Fourth, we need to develop new talent through mentoring. It is a paradox: we want to increase the diversity of boards by attracting a different sort of person. Someone who has not necessarily been on a board before, but who does have experience and skills to make a difference. On the other hand, what they lack is the board experience which would make them effective.
The solution to this is to set up mentors, at all levels of the organisation. A mentor can smooth the path for a newly appointed board member, general manager or functional specialist so that they become effective more quickly. Mentors can come from inside or outside the organisation.
Increasing diversity at the top of an organisation means focusing not only on the immediate appointments, but also on the talent stream coming through in the future. Ultimately, we should be aiming for a more diverse organisation as a whole, an organisation that more accurately reflects the customer and operational base of the company.
We are starting to see some progress in boosting diversity. According to the Cranfield Female FTSE Board Report, in the 12 months to January 2012:
47 women took up new roles at FTSE 100 companies, and this included 27 women who had no prior FTSE 350 Board experience
This increased the percentage of women to 15%, up from 12.5% two years ago
The percentage of female non-executive directors in the whole FTSE has risen from 15.6% to 22.4%
Encouraging progress, but still a long way to go. And I would highlight the figure for female executive directors – still only 6.6%. This reinforces the fact that the biggest obstacle to the progression of women lies in the very heart of the organisation. It’s no good just tackling boardroom diversity; we need to be looking at how to encourage a more diverse talent pool coming up through organisations.
Are quotas the solution?
The Davies Report challenged chairs to announce their goals, and called for FTSE boards to have a minimum of 25% female representation by 2015. On the other hand, the FRC have backed away from specifying quotas on the basis that, when looking at diversity as a whole, it is too hard to specify quotas, and that they did not want to single out women.
But some European countries do have quotas – and recently, the EU Justice Commissioner Viviane Reding hinted that quotas might be the solution.
If we do impose quotas, then we will increase the number of women in senior positions.

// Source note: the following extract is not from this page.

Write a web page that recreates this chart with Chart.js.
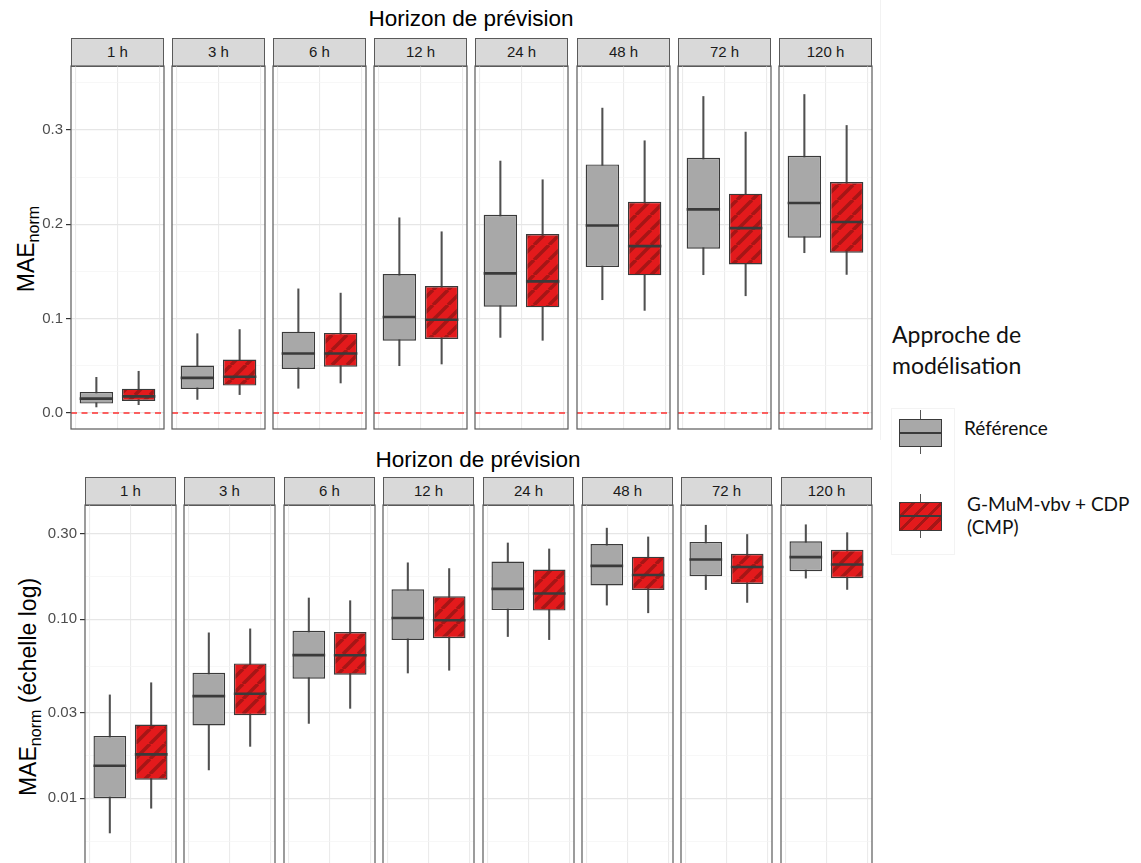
<!DOCTYPE html>
<html lang="fr">
<head>
<meta charset="utf-8">
<title>MAE norm par horizon de prévision</title>
<script src="https://cdn.jsdelivr.net/npm/chart.js@4.4.1/dist/chart.umd.min.js"></script>
<style>
  html, body { margin: 0; padding: 0; background: #fff; }
  body { width: 1141px; height: 863px; position: relative; overflow: hidden;
         font-family: "Liberation Sans", Arial, sans-serif; }
  canvas { position: absolute; }
  .strip { position: absolute; box-sizing: border-box; background: #d9d9d9;
           border: 1.2px solid #5a5a5a; color: #1a1a1a; font-size: 15px;
           text-align: center; }
  .facet-title { position: absolute; font-size: 22.5px; color: #000;
                 transform: translateX(-50%); white-space: nowrap; }
  .ytitle { position: absolute; font-size: 23px; color: #000; white-space: nowrap;
            transform: translate(-50%, -50%) rotate(-90deg); }
  .ytitle .sub { font-size: 0.7em; position: relative; top: 0.3em; }
  .lg { position: absolute; box-sizing: border-box; }
  .lg-text { position: absolute; font-family: Lato, "Open Sans", sans-serif; color: #111; white-space: nowrap; }
</style>
</head>
<body>

<div class="facet-title" style="left:471px; top:6px;">Horizon de prévision</div>
<div class="facet-title" style="left:478px; top:447px;">Horizon de prévision</div>
<div class="ytitle" style="left:26px; top:249px;">MAE<span class="sub">norm</span></div>
<div class="ytitle" style="left:28px; top:687px;">MAE<span class="sub">norm</span> (échelle log)</div>
<div style="position:absolute; left:880px; top:0; width:1px; height:440px; background:#f2f2f2;"></div>

<!-- legend -->
<div class="lg-text" style="left:892px; top:319px; font-size:23px; line-height:31px;">Approche de<br>modélisation</div>
<div class="lg" style="left:891px; top:408px; width:64px; height:147px; border:1px solid #f3f3f3;"></div>
<div class="lg" style="left:920px; top:410px; width:1.4px; height:44px; background:#555;"></div>
<div class="lg" style="left:899px; top:419px; width:43px; height:28px; background:#a8a8a8; border:1.4px solid #3a3a3a;"></div>
<div class="lg" style="left:899px; top:431.5px; width:43px; height:2.2px; background:#3a3a3a;"></div>
<div class="lg" style="left:920px; top:494px; width:1.4px; height:44px; background:#555;"></div>
<div class="lg" style="left:899px; top:502px; width:43px; height:29px; border:1.4px solid #3a3a3a;
     background:repeating-linear-gradient(-45deg, #e31a1c 0 7px, #a51616 7px 10px);"></div>
<div class="lg" style="left:899px; top:515px; width:43px; height:2.2px; background:#3a3a3a;"></div>
<div class="lg-text" style="left:964px; top:417px; font-size:19px; line-height:22px;">Référence</div>
<div class="lg-text" style="left:967px; top:492px; font-size:19px; line-height:23px;">G-MuM-vbv + CDP<br>(CMP)</div>

<script>
// facets and groups
const horizons = ['1 h', '3 h', '6 h', '12 h', '24 h', '48 h', '72 h', '120 h'];
const approaches = ['Référence', 'G-MuM-vbv + CDP (CMP)'];

// Référence : whisker low, Q1, median, Q3, whisker high
const refLow    = [0.0064, 0.0144, 0.0262, 0.0501, 0.0801, 0.1200, 0.1465, 0.1698];
const refQ1     = [0.0100, 0.0255, 0.0466, 0.0766, 0.1126, 0.1546, 0.1740, 0.1857];
const refMedian = [0.0152, 0.0372, 0.0631, 0.1017, 0.1479, 0.1987, 0.2157, 0.2224];
const refQ3     = [0.0223, 0.0502, 0.0862, 0.1472, 0.2100, 0.2633, 0.2704, 0.2725];
const refHigh   = [0.0378, 0.0840, 0.1315, 0.2068, 0.2669, 0.3230, 0.3353, 0.3374];

// G-MuM-vbv + CDP (CMP)
const cmpLow    = [0.0088, 0.0195, 0.0318, 0.0519, 0.0770, 0.1087, 0.1242, 0.1468];
const cmpQ1     = [0.0127, 0.0291, 0.0490, 0.0784, 0.1119, 0.1458, 0.1574, 0.1698];
const cmpMedian = [0.0176, 0.0384, 0.0630, 0.0988, 0.1394, 0.1768, 0.1959, 0.2023];
const cmpQ3     = [0.0258, 0.0567, 0.0848, 0.1345, 0.1896, 0.2238, 0.2323, 0.2446];
const cmpHigh   = [0.0442, 0.0884, 0.1270, 0.1920, 0.2471, 0.2884, 0.2976, 0.3046];

// tick values (major get labels, the rest are minor grid lines)
const linTicks = [0, 0.05, 0.1, 0.15, 0.2, 0.25, 0.3, 0.35];
const linMajor = [0, 0.1, 0.2, 0.3];
const linLabels = ['0.0', '0.1', '0.2', '0.3'];
const logTicks = [0.00577, 0.01, 0.01732, 0.03, 0.05477, 0.1, 0.1732, 0.3];
const logMajor = [0.01, 0.03, 0.1, 0.3];
const logLabels = ['0.01', '0.03', '0.10', '0.30'];

const GRAY = '#a8a8a8';
const EDGE = '#3a3a3a';
const BOX = 0.79;

// diagonal "/" stripes for the CMP boxes
function stripes(fill, line, size) {
    const c = document.createElement('canvas');
    c.width = c.height = size;
    const g = c.getContext('2d');
    g.fillStyle = fill;
    g.fillRect(0, 0, size, size);
    g.strokeStyle = line;
    g.lineWidth = 3.5;
    g.beginPath();
    for (let k = -1; k <= 1; k++) {
        g.moveTo(k * size, size);
        g.lineTo(k * size + size, 0);
    }
    g.stroke();
    return g.createPattern(c, 'repeat');
}
const redPattern = stripes('#e31a1c', '#a51616', 15);

// panel frame drawn on the chart area
const panelBorder = {
    id: 'panelBorder',
    afterDraw(chart, args, opts) {
        const a = chart.chartArea, c = chart.ctx;
        c.save();
        c.strokeStyle = '#5a5a5a';
        c.lineWidth = 1.2;
        c.strokeRect(a.left, a.top, a.right - a.left, a.bottom - a.top + (opts.openBottom ? 4 : 0));
        c.restore();
    }
};

const rows = [
    { left0: 71, pitch: 101.1, w: 93, stripTop: 38, bodyTop: 66, bodyH: 363,
      yType: 'linear', yMin: -0.01695, yMax: 0.3676,
      ticks: linTicks, major: linMajor, labels: linLabels, zeroLine: true, openBottom: false },
    { left0: 85, pitch: 99.4, w: 91, stripTop: 477, bodyTop: 505, bodyH: 358,
      yType: 'logarithmic', yMin: 0.004349, yMax: 0.435,
      ticks: logTicks, major: logMajor, labels: logLabels, zeroLine: false, openBottom: true }
];

function buildPanel(row, i) {
    const first = i === 0;
    const left = Math.round(row.left0 + i * row.pitch);
    const axisW = first ? left - 1 : 0;
    const cw = axisW + row.w + 2, ch = row.bodyH + 2;

    const strip = document.createElement('div');
    strip.className = 'strip';
    strip.style.left = left + 'px';
    strip.style.top = row.stripTop + 'px';
    strip.style.width = row.w + 'px';
    strip.style.height = (row.bodyTop - row.stripTop + 1) + 'px';
    strip.style.lineHeight = (row.bodyTop - row.stripTop - 2) + 'px';
    strip.textContent = horizons[i];
    document.body.appendChild(strip);

    const cv = document.createElement('canvas');
    cv.width = cw;
    cv.height = ch;
    cv.style.left = (left - axisW - 1) + 'px';
    cv.style.top = (row.bodyTop - 1) + 'px';
    cv.style.width = cw + 'px';
    cv.style.height = ch + 'px';
    document.body.appendChild(cv);

    const isMajor = c => c.tick && row.major.includes(c.tick.value);

    const datasets = [
        { // whiskers
            type: 'bar', label: 'whiskers',
            data: [{ x: 1, y: [refLow[i], refHigh[i]] }, { x: 2, y: [cmpLow[i], cmpHigh[i]] }],
            backgroundColor: '#505050', borderWidth: 0, barThickness: 1.4, grouped: false, order: 4
        },
        { // boxes
            type: 'bar', label: 'boxes',
            data: [{ x: 1, y: [refQ1[i], refQ3[i]] }, { x: 2, y: [cmpQ1[i], cmpQ3[i]] }],
            backgroundColor: [GRAY, redPattern], borderColor: EDGE, borderWidth: 1.4,
            borderSkipped: false, grouped: false, categoryPercentage: 1, barPercentage: BOX, order: 2
        },
        { // medians
            type: 'line', label: 'median',
            data: [{ x: 1, y: refMedian[i] }, { x: 2, y: cmpMedian[i] }],
            showLine: false, pointStyle: 'line', borderColor: EDGE, pointBorderColor: EDGE,
            pointBorderWidth: 2.6,
            pointRadius: c => {
                const s = c.chart.scales.x;
                return s ? (s.getPixelForValue(2) - s.getPixelForValue(1)) * BOX / 2 : 16;
            },
            order: 1
        }
    ];
    if (row.zeroLine) {
        datasets.push({
            type: 'line', label: 'zero',
            data: [{ x: 0.4, y: 0 }, { x: 2.6, y: 0 }],
            borderColor: '#ff3030', borderWidth: 1.3, borderDash: [6, 4.5], pointRadius: 0, order: 5
        });
    }

    new Chart(cv, {
        type: 'bar',
        data: { labels: approaches, datasets: datasets },
        plugins: [panelBorder],
        options: {
            responsive: false,
            animation: false,
            devicePixelRatio: 1,
            layout: { padding: 1 },
            plugins: {
                legend: { display: false },
                tooltip: { enabled: false },
                panelBorder: { openBottom: row.openBottom }
            },
            scales: {
                x: {
                    type: 'linear', min: 0.4, max: 2.6, bounds: 'data', offset: false,
                    afterBuildTicks: s => { s.ticks = [{ value: 1 }, { value: 2 }]; },
                    afterFit: s => { s.height = 0; s.paddingLeft = 0; s.paddingRight = 0; },
                    border: { display: false },
                    grid: { color: '#ebebeb', lineWidth: 1.1, drawTicks: false },
                    ticks: { display: false }
                },
                y: {
                    type: row.yType, min: row.yMin, max: row.yMax, bounds: 'data',
                    afterBuildTicks: s => { s.ticks = row.ticks.map(v => ({ value: v })); },
                    afterFit: s => { s.width = axisW; s.paddingTop = 0; s.paddingBottom = 0; },
                    border: { display: false },
                    grid: {
                        color: c => isMajor(c) ? '#e6e6e6' : '#f3f3f3',
                        lineWidth: c => isMajor(c) ? 1.2 : 0.7,
                        drawTicks: first,
                        tickLength: 5,
                        tickColor: c => isMajor(c) ? '#333333' : 'rgba(0,0,0,0)',
                        tickWidth: 1.2
                    },
                    ticks: {
                        display: first, autoSkip: false, padding: 3, color: '#4d4d4d',
                        font: { family: 'Liberation Sans', size: 15 },
                        callback: v => {
                            const k = row.major.indexOf(v);
                            return k >= 0 ? row.labels[k] : '';
                        }
                    }
                }
            }
        }
    });
}

rows.forEach(row => horizons.forEach((h, i) => buildPanel(row, i)));
</script>
</body>
</html>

Hopefully, at the same time, we change the way recruitment is carried out so that it is done in a more diverse way.
There is always the risk that a woman is appointed to a position not because she is the best person for the job, but because she fills a quota. We really only want to appoint the best person for the job. So how do we decide who is best? Two key criteria are performance and fit.
Women can demonstrate that they are as good as, or better than, their male counterparts. However, fit is a bigger issue. What is ‘fit’? It is how well that person fits into the existing culture and dynamics of the board. What if the culture and dynamics are not right? What quotas can do is to catalyse a change in company culture so that there is a better fit for future women.
I believe that quotas in place for a time could be a force for good. They might encourage companies to change their behaviours and cultures so that they become more diverse in every way. Not just at board level, but all the way down the organisation.
Lord Davies called for companies to set ambitious targets. The evidence over the last couple of years shows that we are making progress. However, there are still key areas where dramatic change is necessary. In particular, we need to see more diversity in the pool of executive directors. And that requires a fundamental change inside each organisation.